The flight data recorder indicates that the airplane’s autopilot did not disengage until the stick shaker activated, and airmets for the Buffalo area indicated no worse than moderate icing. In fact, according to Chealander, only 27 minutes after the accident another Colgan Q400 flew to Buffalo from Newark on virtually the same flight path.
Operating as Continental Connection Flight 3407 from Newark, N.J., to Buffalo Niagara International Airport, the 74-seat turbo- prop carried 45 passengers and four on-duty crewmembers when, around 10:20 p.m., after the airplane descended to about 2,300 feet, ATC lost contact with the pilots. FDR data shows that the Q400 pitched up at an angle of 31 degrees, then down to 45 degrees, followed by a 46-degree roll to the left, then a 105-degree roll to the right. The airplane fell the last 800 feet in five seconds before crashing virtually flat onto a single house in the suburban town of Clarence Center, N.Y., killing one of the residents. Two other residents escaped with minor injuries.

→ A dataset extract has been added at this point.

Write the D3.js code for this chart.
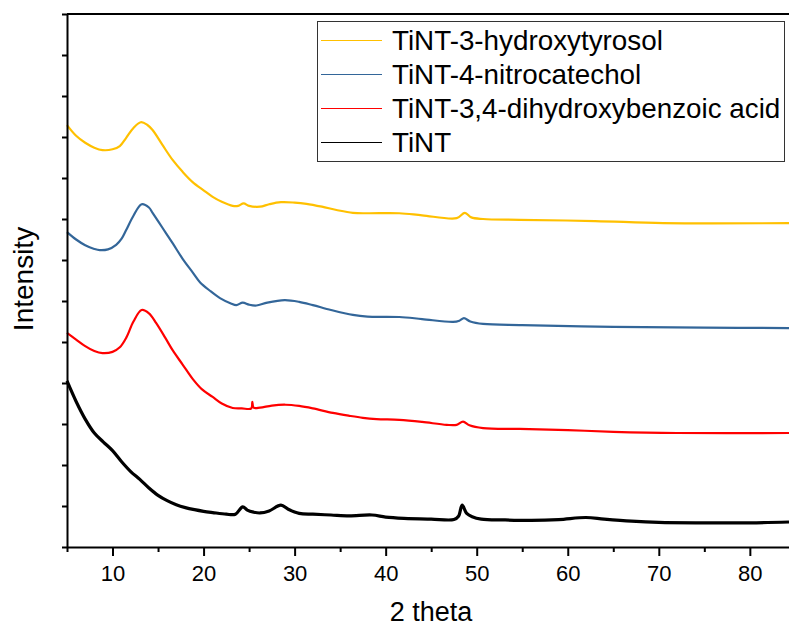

Chealander said that the National Weather Service issued a sigmet for turbulence that night in the Buffalo area and that a pirep indicated severe icing over Dunkirk, N.Y., some 50 miles southwest of Buffalo.
Along with a recommendation that pilots activate leading-edge de-icing boots as soon as they encounter icing, a Dec. 18, 2008 safety alert issued by the NTSB said they should “turn off or limit the use of the autopilot in order to better ‘feel’ changes in the handling qualities of the airplane.” Chealander, however, wouldn’t characterize the pilots’ failure to disengage the autopilot as necessarily improper. In fact, only when the airplane encounters “severe” icing must the flight crew disengage the autopilot, according to the Bombardier Q400 aircraft flight manual.
The flight’s captain, Marvin Renslow, had flown more than 3,379 hours in his career, but only 110 hours on the Q400. First Officer Rebecca Shaw had accumulated 2,244 hours, 774 hours of which she flew on the Q400 for Colgan.
Chealander said the NTSB will send questionnaires to “every pilot who flew that night” to try to find conditions that could have led to such a violent upset. That, he said, would take several weeks, and the investigation, in total, could last up to a year.